Conflicting Iran Moves on Hormuz Put Tanker Crews and Oil Markets on Edge
Iran is denying that it has closed the Strait of Hormuz even as local and foreign outlets report new restrictions and nearly 20 million barrels of Iranian crude sail out of Chabahar. For tanker crews, shippers, and energy buyers, the legal status of the waterway matters less than the growing uncertainty around who controls passage — and on what terms.
Legal ambiguity around the world’s most important oil chokepoint is again colliding with hard shipping realities in the Gulf, putting tanker crews and energy markets in the crosshairs of strategic signaling between Iran, Israel, and the United States.
On 19 June, Iran’s Foreign Ministry publicly rejected reports that it had closed the Strait of Hormuz, calling them baseless and insisting that commercial traffic continues under a ceasefire memorandum reached on 18 June. Spokesman Esmail Baqaei said the agreement with the United States had been signed electronically and that maritime activity was proceeding under its terms, even as follow‑up talks scheduled in Switzerland were postponed.
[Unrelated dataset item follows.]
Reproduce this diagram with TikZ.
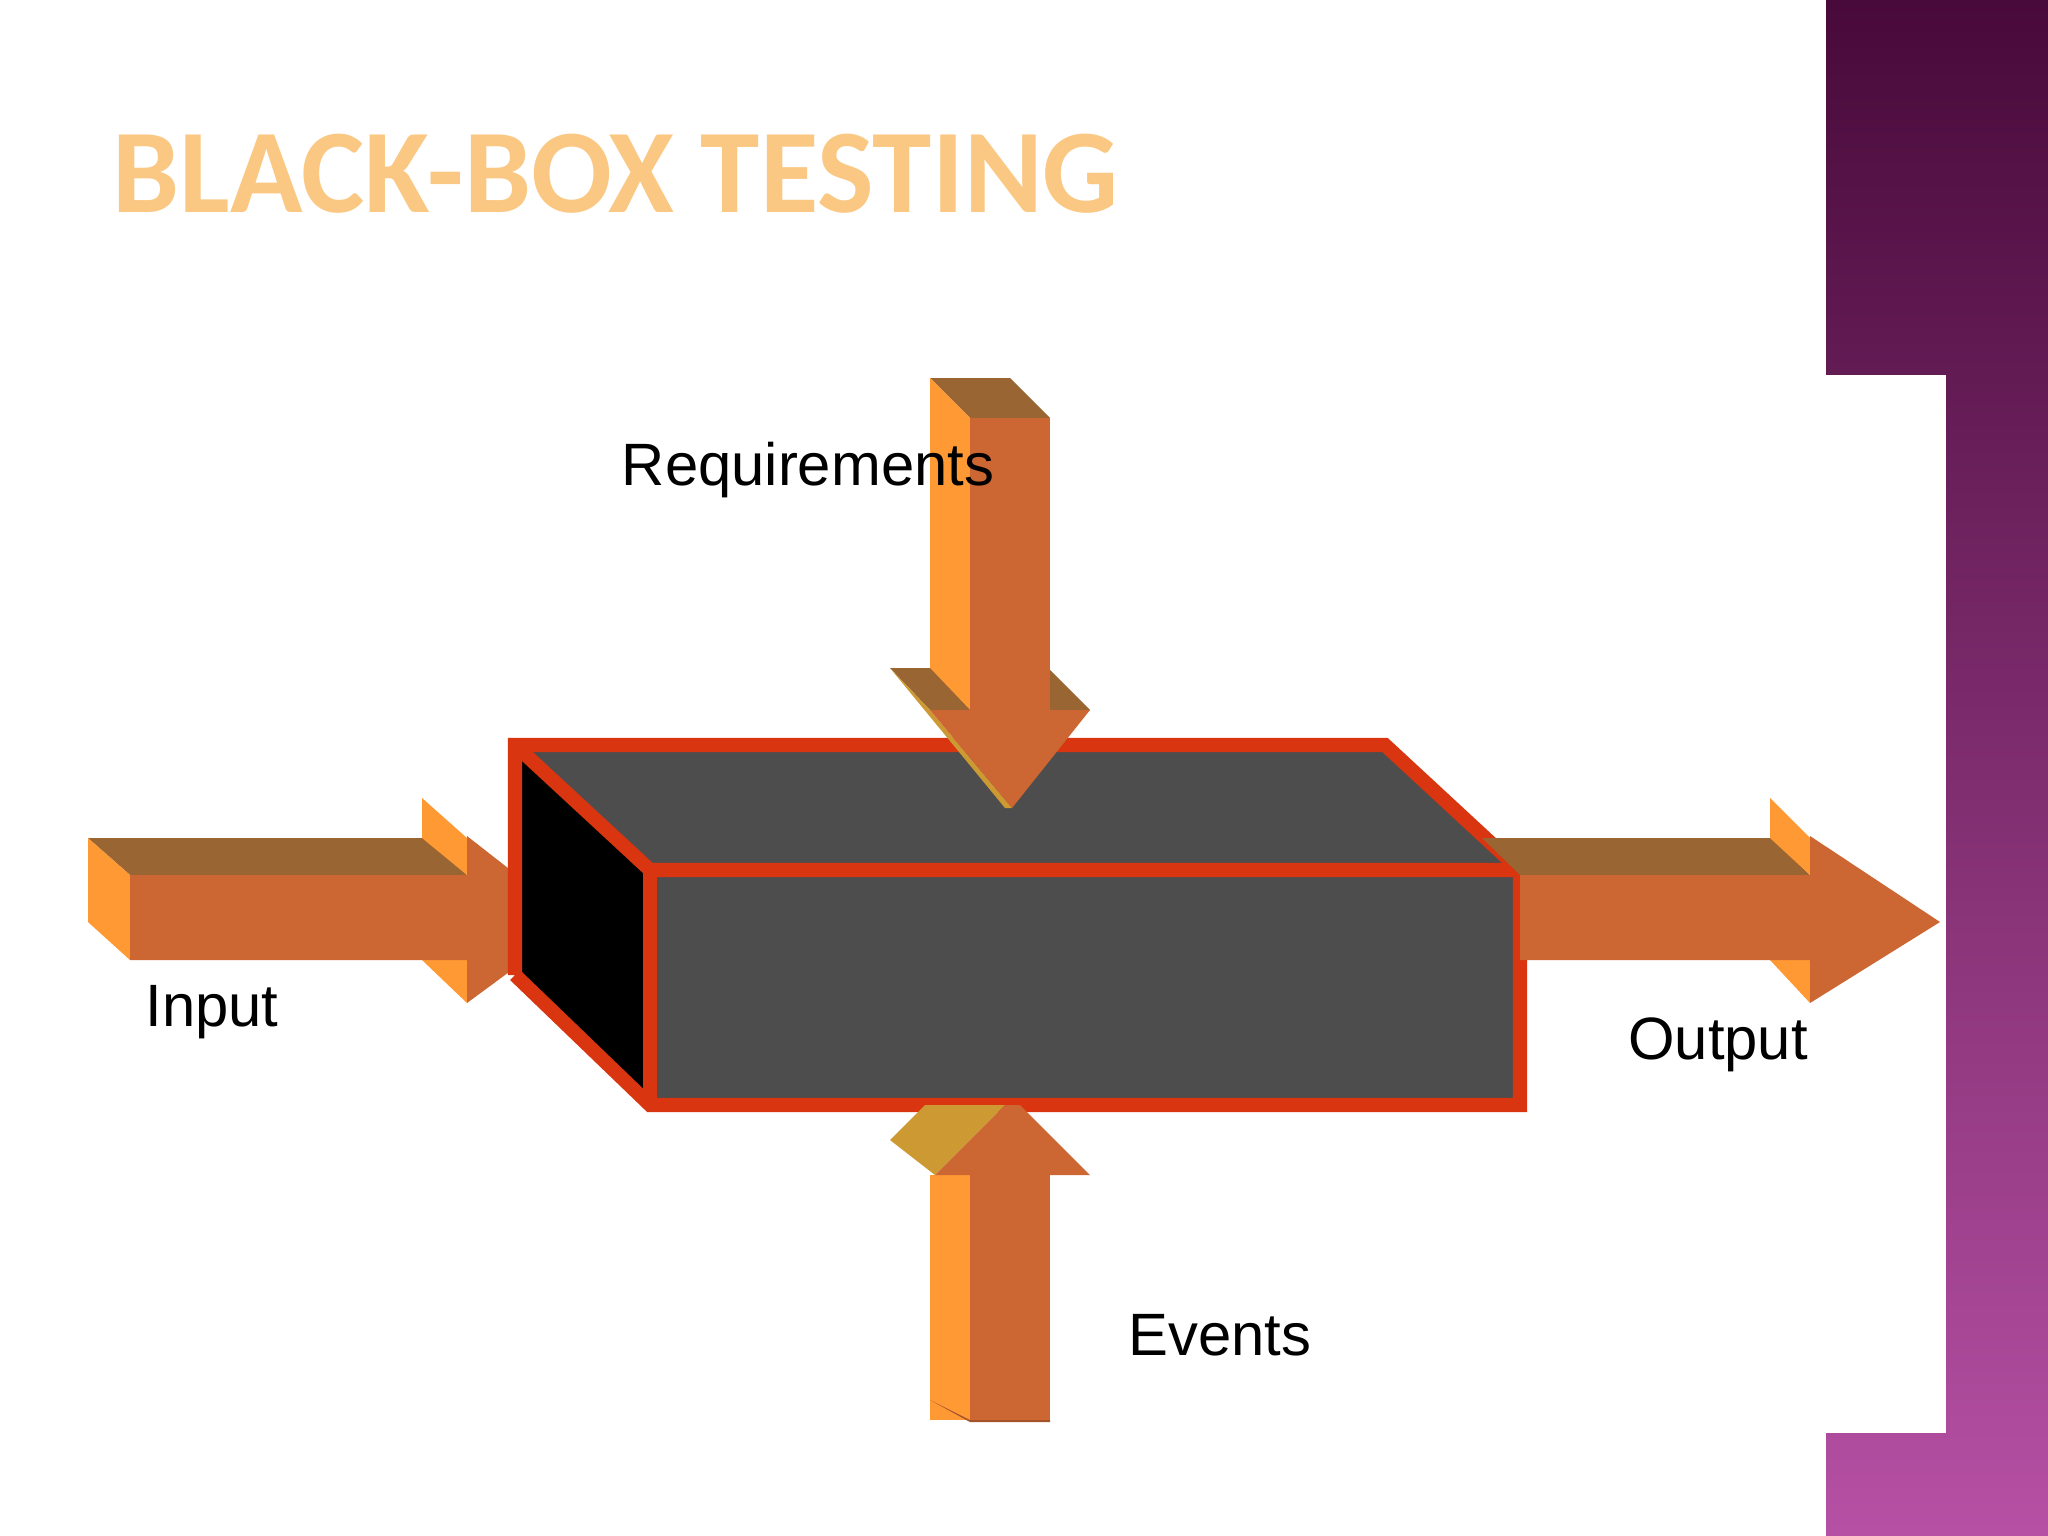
\documentclass[tikz,border=0pt]{standalone}
\usepackage{fontspec}
\setmainfont{Liberation Sans}
\newfontfamily\titlefont{Carlito}
\begin{document}
\begin{tikzpicture}[x=0.01cm,y=-0.01cm,
  front/.style={fill=arfront},
  side/.style={fill=arside},
  topf/.style={fill=artop},
  lbl/.style={font=\fontsize{17}{20}\selectfont,text=black}]
\definecolor{arfront}{HTML}{CC6633}
\definecolor{arside}{HTML}{FF9933}
\definecolor{artop}{HTML}{996633}
\definecolor{aryel}{HTML}{CC9933}
\definecolor{boxc}{HTML}{4D4D4D}
\definecolor{edge}{HTML}{D83510}
\useasboundingbox (0,0) rectangle (2048,1536);
\fill[white] (0,0) rectangle (2048,1536);
% purple bar
\shade[top color={rgb,255:red,72;green,10;blue,58},bottom color={rgb,255:red,182;green,80;blue,164}] (1826,0) rectangle (2048,1536);
\fill[white] (1826,375) rectangle (1946,1433);
% title
\node[anchor=west,inner sep=0,font=\titlefont\bfseries\fontsize{34}{40}\selectfont,text={rgb,255:red,250;green,200;blue,130},draw opacity=0] (title) at (112,174) {BLACK-BOX TESTING};
% input arrow
\fill[topf] (88,838) -- (430,838) -- (467,875) -- (130,875) -- cycle;
\fill[side] (88,838) -- (130,875) -- (130,960) -- (88,922) -- cycle;
\fill[side] (422,798) -- (467,838) -- (467,875) -- (422,838) -- cycle;
\fill[side] (422,960) -- (467,960) -- (467,1003) -- cycle;
\fill[front] (130,875) -- (467,875) -- (467,836) -- (577,922) -- (467,1003) -- (467,960) -- (130,960) -- cycle;
% box
\fill[black] (515,745) -- (650,870) -- (650,1105) -- (515,975) -- cycle;
\fill[boxc] (515,745) -- (1385,745) -- (1520,870) -- (650,870) -- cycle;
\fill[boxc] (650,870) rectangle (1520,1105);
\draw[edge,line width=4] (515,975) -- (515,745) -- (1385,745) -- (1520,870) -- (1520,1105) -- (650,1105) -- (515,975);
\draw[edge,line width=4] (515,745) -- (650,870) -- (1520,870);
\draw[edge,line width=4] (650,870) -- (650,1105);
% output arrow
\fill[topf] (1482,838) -- (1772,838) -- (1810,875) -- (1520,875) -- cycle;
\fill[side] (1770,798) -- (1810,838) -- (1810,875) -- (1770,838) -- cycle;
\fill[side] (1770,960) -- (1810,960) -- (1810,1003) -- cycle;
\fill[front] (1520,875) -- (1810,875) -- (1810,836) -- (1940,922) -- (1810,1003) -- (1810,960) -- (1520,960) -- cycle;
% requirements arrow
\fill[topf] (930,378) -- (1010,378) -- (1050,418) -- (970,418) -- cycle;
\fill[side] (930,378) -- (970,418) -- (970,710) -- (930,710) -- cycle;
\fill[front] (970,418) rectangle (1050,710);
\fill[topf] (890,668) -- (930,668) -- (970,710) -- (930,710) -- cycle;
\fill[topf] (1050,670) -- (1090,710) -- (1050,710) -- cycle;
\fill[aryel] (890,668) -- (930,710) -- (1012,808) -- (1005,808) -- cycle;
\fill[front] (930,710) -- (1090,710) -- (1012,808) -- cycle;
% events arrow
\fill[side] (930,1175) rectangle (970,1420);
\fill[front] (970,1175) rectangle (1050,1420);
\fill[arfront!80!black] (930,1400) -- (970,1420) -- (1050,1420) -- (1050,1422) -- (970,1422) -- (930,1400) -- cycle;
\fill[aryel] (890,1140) -- (925,1105) -- (1005,1105) -- (935,1175) -- cycle;
\fill[front] (935,1175) -- (1005,1105) -- (1020,1105) -- (1090,1175) -- cycle;
% labels
\node[lbl] (req) at (808,470) {Requirements};
\node[lbl] (inp) at (212,1012) {Input};
\node[lbl] (out) at (1718,1045) {Output};
\node[lbl] (ev) at (1220,1335) {Events};
\end{tikzpicture}
\end{document}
The denials came as some regional and international outlets asserted that Iran had “again” shut or blocked the strait in response to continued Israeli strikes in southern Lebanon and the presence of U.S. forces. Iran’s position is that no formal closure has been ordered, but that ships intending to transit Hormuz must register in advance to ensure what Tehran describes as “safe passage.” A senior Iranian legal and international affairs official captured the ambiguity bluntly, saying that “opening the Strait of Hormuz does not mean it is open — it means it is less closed than before.”
For operators sailing within range of Iranian patrol boats and missiles, that nuance is not academic. Any perception that passage now depends on Iran’s discretionary clearance, rather than established international practice, changes the risk calculus for shipowners, captains and insurers. A single misinterpreted radio call in the narrows of Hormuz can be the difference between an uneventful transit and diversion to an Iranian port, as past tanker seizures have demonstrated.
At the same time, Bloomberg reported that 11 tankers carrying roughly 20 million barrels of Iranian oil departed the port of Chabahar this week, underscoring that Iran is still moving significant volumes of crude into the global system despite Western sanctions. That outbound flow will reassure some buyers that barrels are available, but it also raises questions about how strictly Iran plans to apply any new registration rules and whether enforcement will be used selectively as leverage rather than as a blanket closure.
The strategic stakes reach well beyond the vessels currently queuing for clearance. Roughly a fifth of globally traded crude typically moves through Hormuz, and even partial disruption can inject volatility into prices, complicate hedging strategies, and force refiners in Asia and Europe to rethink supply portfolios. Gulf producers reliant on the route, from Saudi Arabia and Iraq to the UAE and Kuwait, must now weigh whether to accelerate contingency plans for pipelines and alternative terminals that bypass the strait.
Diplomatically, the friction around Hormuz is entangled with parallel efforts to contain a wider confrontation between Israel and Hezbollah in Lebanon. Tehran has explicitly linked its posture in the Gulf to what it frames as Israeli escalation in Lebanon and Washington’s responsibility for it. By postponing the next round of U.S.–Iran talks in Geneva until the memorandum’s terms are “implemented,” Iran is signaling that maritime and regional security are now one negotiating file, not separate tracks.
The phrase from Tehran that the strait is “less closed than before” captures the core risk for governments and markets alike: Hormuz does not have to be sealed to shipping to matter, it only has to be placed behind a political gate that Iran can open or narrow as pressure and leverage dictate.
The next signals to watch will be whether insurers adjust premiums for transits through Hormuz, whether any commercial vessels report delays, diversions, or inspections linked to Iran’s new registration demands, and whether Washington and Tehran manage to reschedule their Geneva meeting without a fresh maritime incident forcing the issue at sea.